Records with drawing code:
** BEGIN **
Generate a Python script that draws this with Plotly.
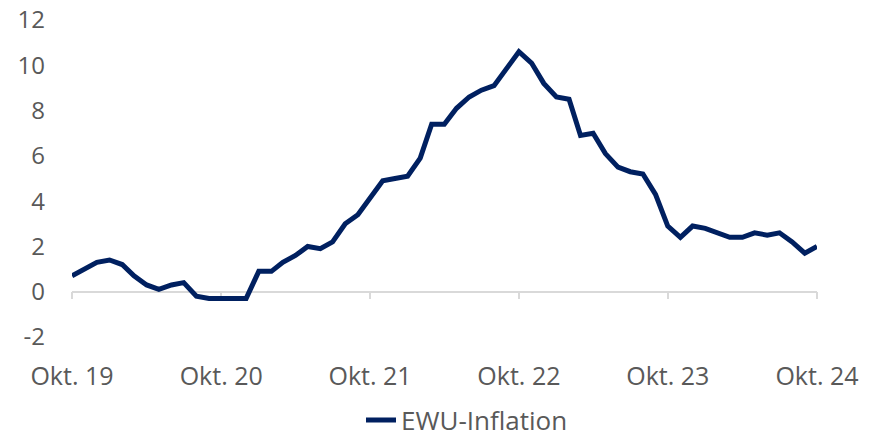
import plotly.graph_objects as go
import pandas as pd

months = pd.date_range("2019-10-01", "2024-10-01", freq="MS").strftime("%Y-%m-%d").tolist()
inflation = [
    0.7, 1.0, 1.3,
    1.4, 1.2, 0.7, 0.3, 0.1, 0.3, 0.4, -0.2, -0.3, -0.3, -0.3, -0.3,
    0.9, 0.9, 1.3, 1.6, 2.0, 1.9, 2.2, 3.0, 3.4, 4.1, 4.9, 5.0,
    5.1, 5.9, 7.4, 7.4, 8.1, 8.6, 8.9, 9.1, 9.9, 10.6, 10.1, 9.2,
    8.6, 8.5, 6.9, 7.0, 6.1, 5.5, 5.3, 5.2, 4.3, 2.9, 2.4, 2.9,
    2.8, 2.6, 2.4, 2.4, 2.6, 2.5, 2.6, 2.2, 1.7, 2.0,
]
tick_vals = ["2019-10-01", "2020-10-01", "2021-10-01", "2022-10-01", "2023-10-01", "2024-10-01"]
tick_text = ["Okt. 19", "Okt. 20", "Okt. 21", "Okt. 22", "Okt. 23", "Okt. 24"]
y_tick_vals = [-2, 0, 2, 4, 6, 8, 10, 12]
y_tick_text = ["-2", "0", "2", "4", "6", "8", "10", "12"]
series_name = "EWU-Inflation"
y_min, y_max = -2, 12

FONT = "Open Sans"
TXT = "#595959"
NAVY = "#002060"
GRID = "#d9d9d9"
FS = 24

fig = go.Figure()
# hidden helper trace on the main axis (carries tick labels)
fig.add_trace(go.Scatter(x=months, y=inflation, mode="lines", line=dict(width=0, color="rgba(0,0,0,0)"),
                         hoverinfo="skip", showlegend=False, xaxis="x", yaxis="y"))
fig.add_trace(go.Scatter(x=months, y=inflation, mode="lines", name=series_name,
                         line=dict(color=NAVY, width=5), xaxis="x2", yaxis="y"))

fig.update_layout(
    width=879, height=439,
    margin=dict(l=72, r=62, t=20, b=102, autoexpand=False),
    paper_bgcolor="white", plot_bgcolor="white",
    font=dict(family=FONT, size=FS, color=TXT),
    xaxis=dict(range=[months[0], months[-1]], tickvals=tick_vals, ticktext=tick_text,
               showgrid=False, zeroline=False, showline=False, ticks="", automargin=False,
               ticklabelstandoff=22, tickfont=dict(size=FS + 1, color=TXT)),
    xaxis2=dict(overlaying="x", matches="x", anchor="free",
                position=(0 - y_min) / (y_max - y_min),
                showline=True, linecolor=GRID, linewidth=1.5,
                ticks="outside", ticklen=7, tickwidth=1.5, tickcolor=GRID,
                tickvals=tick_vals, showticklabels=False, showgrid=False, zeroline=False,
                layer="below traces", automargin=False),
    yaxis=dict(range=[y_min, y_max], tickvals=y_tick_vals, ticktext=y_tick_text,
               showgrid=False, zeroline=False, showline=False, automargin=False,
               ticks="", ticklabelstandoff=26, tickfont=dict(size=FS, color=TXT)),
    showlegend=True,
    legend=dict(orientation="h", x=(467 - 72) / 745, xanchor="center",
                yref="container", y=(439 - 420) / 439, yanchor="middle",
                font=dict(size=FS + 2, color=TXT), bgcolor="rgba(0,0,0,0)"),
)

fig.write_html("out.html", config={"displayModeBar": False},
               post_script="document.body.style.margin='0';document.body.style.overflow='hidden';")
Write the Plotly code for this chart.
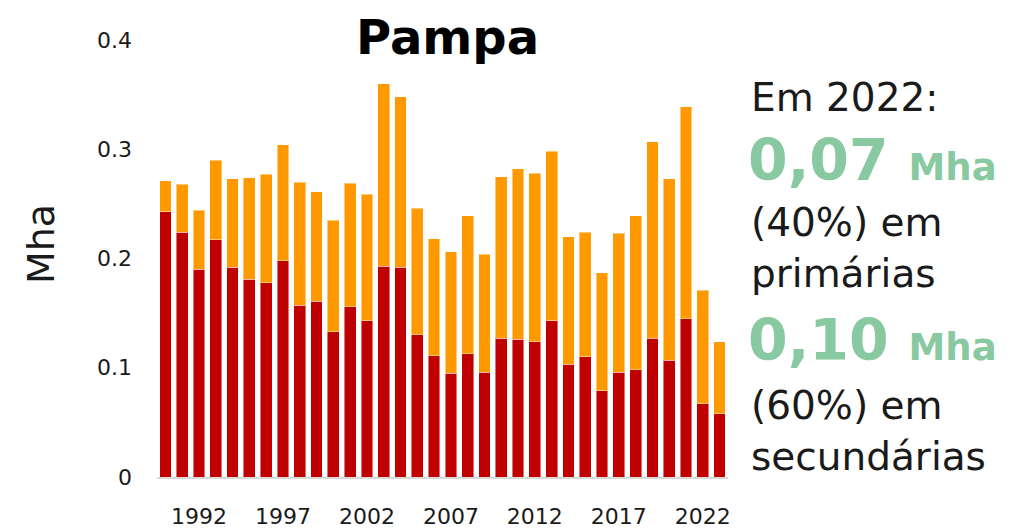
import plotly.graph_objects as go

years = list(range(1990, 2024))
total = [0.271, 0.268, 0.244, 0.290, 0.273, 0.274, 0.277, 0.304, 0.270, 0.261,
         0.235, 0.269, 0.259, 0.360, 0.348, 0.246, 0.218, 0.206, 0.239, 0.204,
         0.275, 0.282, 0.278, 0.298, 0.220, 0.224, 0.187, 0.223, 0.239, 0.307,
         0.273, 0.339, 0.171, 0.124]
primarias = [0.243, 0.224, 0.190, 0.217, 0.192, 0.181, 0.178, 0.198, 0.157, 0.161,
             0.133, 0.156, 0.143, 0.193, 0.192, 0.130, 0.111, 0.095, 0.113, 0.096,
             0.127, 0.126, 0.124, 0.143, 0.103, 0.110, 0.079, 0.096, 0.098, 0.127,
             0.107, 0.145, 0.067, 0.058]
secundarias = [round(t - p, 3) for t, p in zip(total, primarias)]

tick_years = [1992, 1997, 2002, 2007, 2012, 2017, 2022]
y_ticks = [0, 0.1, 0.2, 0.3, 0.4]
y_ticktext = ["0", "0.1", "0.2", "0.3", "0.4"]

FONT = "DejaVu Sans"
RED = "#C00000"
ORANGE = "#FF9900"
GREEN = "#88C9A1"
TXT = "#1a1a1a"

fig = go.Figure()
fig.add_trace(go.Bar(x=years, y=primarias, name="primárias",
                     marker=dict(color=RED, line=dict(color="rgba(255,255,255,0.45)", width=1))))
fig.add_trace(go.Bar(x=years, y=secundarias, name="secundárias",
                     marker=dict(color=ORANGE, line=dict(color="rgba(255,255,255,0.45)", width=1))))

# page body has an 8px margin: work in reference pixels, shifted by OFF
OFF = 8
W, H = 1015 - OFF, 531 - OFF
L, T = 157 - OFF, 40 - OFF
R = W - (728 - OFF)
B = H - (477 - OFF)
pw, ph = W - L - R, H - T - B

def px(x):
    return (x - OFF - L) / pw

def py(y):
    return (H - B - (y - OFF)) / ph

fig.update_layout(
    width=W, height=H,
    margin=dict(l=L, r=R, t=T, b=B, autoexpand=False),
    barmode="stack", bargap=0.3,
    plot_bgcolor="white", paper_bgcolor="white",
    showlegend=False,
    font=dict(family=FONT, color=TXT),
    xaxis=dict(range=[1989.5, 2023.5], tickvals=tick_years, ticktext=[str(y) for y in tick_years],
               tickfont=dict(size=22, color=TXT), showgrid=False, zeroline=False,
               showline=True, linecolor="#D9D9D9", linewidth=2, ticks="",
               ticklabelstandoff=19, automargin=False),
    yaxis=dict(range=[0, 0.4], tickvals=y_ticks, ticktext=y_ticktext,
               tickfont=dict(size=22, color=TXT), showgrid=False, zeroline=False,
               showline=False, ticks="", ticklabelstandoff=24, automargin=False),
)

ann = [
    dict(text="<b>Pampa</b>", x=px(447), y=py(37), size=48, color="black", xanchor="center"),
    dict(text="Em 2022:", x=px(749), y=py(97), size=39, color=TXT, xanchor="left"),
    dict(text="<b>0,07 <span style='font-size:37px'>Mha</span></b>", x=px(746), y=py(160), size=57, color=GREEN, xanchor="left"),
    dict(text="(40%) em<br>primárias", x=px(749), y=py(248), size=39, color=TXT, xanchor="left"),
    dict(text="<b>0,10 <span style='font-size:37px'>Mha</span></b>", x=px(746), y=py(340), size=57, color=GREEN, xanchor="left"),
    dict(text="(60%) em<br>secundárias", x=px(749), y=py(431), size=39, color=TXT, xanchor="left"),
]
for a in ann:
    fig.add_annotation(text=a["text"], x=a["x"], y=a["y"], xref="paper", yref="paper",
                       xanchor=a["xanchor"], yanchor="middle", align="left", showarrow=False,
                       font=dict(family=FONT, size=a["size"], color=a["color"]))

fig.add_annotation(text="Mha", x=px(41), y=py(244), xref="paper", yref="paper",
                   textangle=-90, showarrow=False, xanchor="center", yanchor="middle",
                   font=dict(family=FONT, size=38, color=TXT))

fig.write_html("out.html")
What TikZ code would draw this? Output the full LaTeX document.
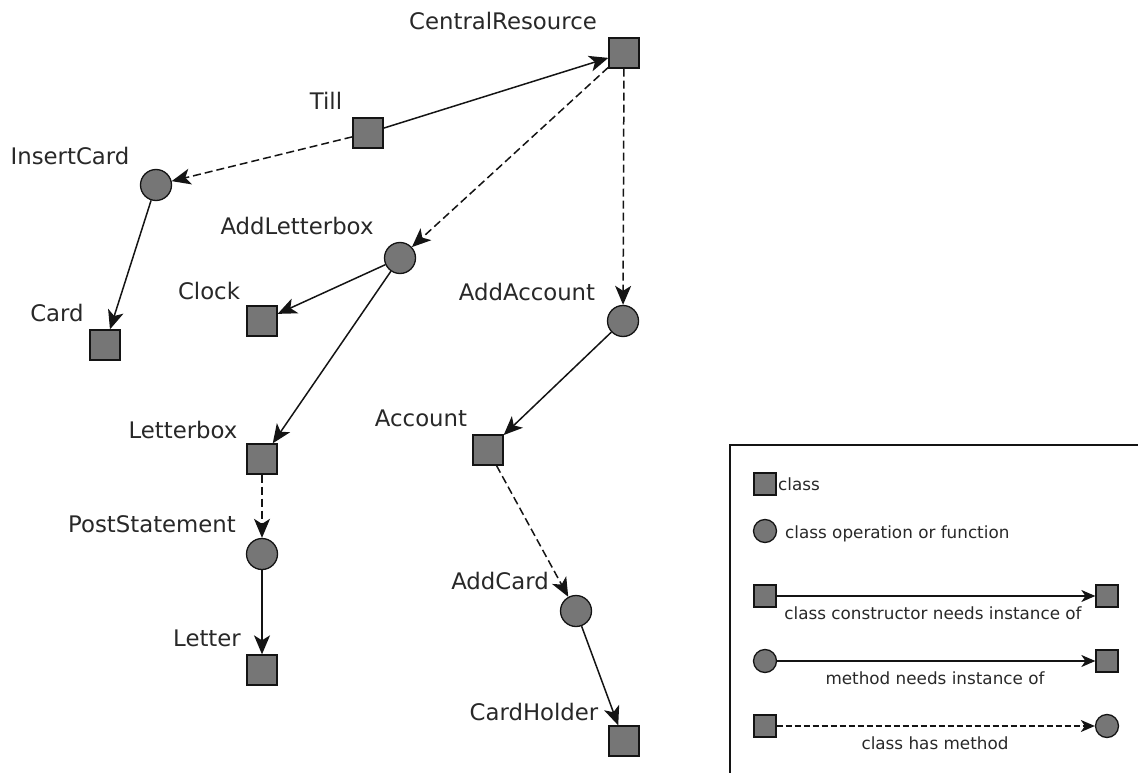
\documentclass[tikz,border=0pt]{standalone}
\usepackage{fontspec}
\setmainfont{DejaVu Sans}
\usetikzlibrary{arrows.meta}

\definecolor{nodefill}{RGB}{118,118,118}
\definecolor{inkcol}{RGB}{20,20,20}
\definecolor{labelcol}{RGB}{40,40,40}

\begin{document}
\begin{tikzpicture}[x=1pt,y=-1pt,
  cls/.style={rectangle,draw=inkcol,fill=nodefill,line width=1.3pt,minimum size=30pt,inner sep=0pt},
  fn/.style={circle,draw=inkcol,fill=nodefill,line width=1.3pt,minimum size=31pt,inner sep=0pt},
  lcls/.style={cls,minimum size=22pt},
  lfn/.style={fn,minimum size=23pt},
  lbl/.style={text=labelcol,font=\fontsize{22.8}{27}\selectfont,inner sep=0pt},
  keytext/.style={text=labelcol,font=\fontsize{16.8}{20}\selectfont,inner sep=0pt},
  needs/.style={draw=inkcol,line width=1.5pt,-{Stealth[length=19pt,width=16pt,inset=5pt]}},
  has/.style={needs,dash pattern=on 8pt off 4pt},
  keyneeds/.style={draw=inkcol,line width=1.4pt,-{Stealth[length=14pt,width=12pt,inset=4pt]}},
  keyhas/.style={keyneeds,dash pattern=on 6pt off 3pt}]

\useasboundingbox (0,0) rectangle (1138,773);

% classes and operations
\node[cls] (central) at (624,53) {};
\node[cls] (till) at (368,133) {};
\node[fn]  (insert) at (156,185) {};
\node[cls] (card) at (105,345) {};
\node[fn]  (addlb) at (400,258) {};
\node[cls] (clock) at (262,321) {};
\node[fn]  (addacc) at (623,321) {};
\node[cls] (letterbox) at (262,459) {};
\node[cls] (account) at (488,450) {};
\node[fn]  (post) at (262,554) {};
\node[fn]  (addcard) at (576,611) {};
\node[cls] (letter) at (262,670) {};
\node[cls] (holder) at (624,741) {};

% names
\node[lbl] (centralname) at (503,21) {CentralResource};
\node[lbl] (tillname) at (326,101) {Till};
\node[lbl] (insertname) at (70,156) {InsertCard};
\node[lbl] (cardname) at (57,313) {Card};
\node[lbl] (addlbname) at (297,226) {AddLetterbox};
\node[lbl] (clockname) at (209,291) {Clock};
\node[lbl] (addaccname) at (527,292) {AddAccount};
\node[lbl] (letterboxname) at (183,430) {Letterbox};
\node[lbl] (accountname) at (421,418) {Account};
\node[lbl] (postname) at (152,524) {PostStatement};
\node[lbl] (addcardname) at (500,581) {AddCard};
\node[lbl] (lettername) at (207,638) {Letter};
\node[lbl] (holdername) at (534,712) {CardHolder};

% dependencies
\draw[needs] (till) -- (central);
\draw[has] (till) -- (insert);
\draw[has] (central) -- (addlb);
\draw[has] (central) -- (addacc);
\draw[needs] (insert) -- (card);
\draw[needs] (addlb) -- (clock);
\draw[needs] (addlb) -- (letterbox);
\draw[needs] (addacc) -- (account);
\draw[has] (letterbox) -- (post);
\draw[needs] (post) -- (letter);
\draw[has] (account) -- (addcard);
\draw[needs] (addcard) -- (holder);

% key
\draw[draw=inkcol,line width=1.3pt] (730,790) -- (730,445) -- (1150,445);
\node[lcls] (k1) at (765,484) {};
\node[keytext,anchor=base west] (k1t) at (778,490) {class};
\node[lfn] (k2) at (765,531) {};
\node[keytext,anchor=base west] (k2t) at (785,538) {class operation or function};
\node[lcls] (k3a) at (765,596) {};
\node[lcls] (k3b) at (1107,596) {};
\draw[keyneeds] (k3a) -- (k3b);
\node[keytext,anchor=base] (k3t) at (933,619) {class constructor needs instance of};
\node[lfn] (k4a) at (765,661) {};
\node[lcls] (k4b) at (1107,661) {};
\draw[keyneeds] (k4a) -- (k4b);
\node[keytext,anchor=base] (k4t) at (935,684) {method needs instance of};
\node[lcls] (k5a) at (765,726) {};
\node[lfn] (k5b) at (1107,726) {};
\draw[keyhas] (k5a) -- (k5b);
\node[keytext,anchor=base] (k5t) at (935,749) {class has method};
\end{tikzpicture}
\end{document}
** END **
## The request
Your task is to transcribe exactly the lines starting at the line that contains "What TikZ code" and ending at the line that contains "pattern=on 6pt off", both included. Leave out the pictures.

## Exercise result
What TikZ code would draw this? Output the full LaTeX document.
\documentclass[tikz,border=0pt]{standalone}
\usepackage{fontspec}
\setmainfont{DejaVu Sans}
\usetikzlibrary{arrows.meta}

\definecolor{nodefill}{RGB}{118,118,118}
\definecolor{inkcol}{RGB}{20,20,20}
\definecolor{labelcol}{RGB}{40,40,40}

\begin{document}
\begin{tikzpicture}[x=1pt,y=-1pt,
  cls/.style={rectangle,draw=inkcol,fill=nodefill,line width=1.3pt,minimum size=30pt,inner sep=0pt},
  fn/.style={circle,draw=inkcol,fill=nodefill,line width=1.3pt,minimum size=31pt,inner sep=0pt},
  lcls/.style={cls,minimum size=22pt},
  lfn/.style={fn,minimum size=23pt},
  lbl/.style={text=labelcol,font=\fontsize{22.8}{27}\selectfont,inner sep=0pt},
  keytext/.style={text=labelcol,font=\fontsize{16.8}{20}\selectfont,inner sep=0pt},
  needs/.style={draw=inkcol,line width=1.5pt,-{Stealth[length=19pt,width=16pt,inset=5pt]}},
  has/.style={needs,dash pattern=on 8pt off 4pt},
  keyneeds/.style={draw=inkcol,line width=1.4pt,-{Stealth[length=14pt,width=12pt,inset=4pt]}},
  keyhas/.style={keyneeds,dash pattern=on 6pt off 3pt}]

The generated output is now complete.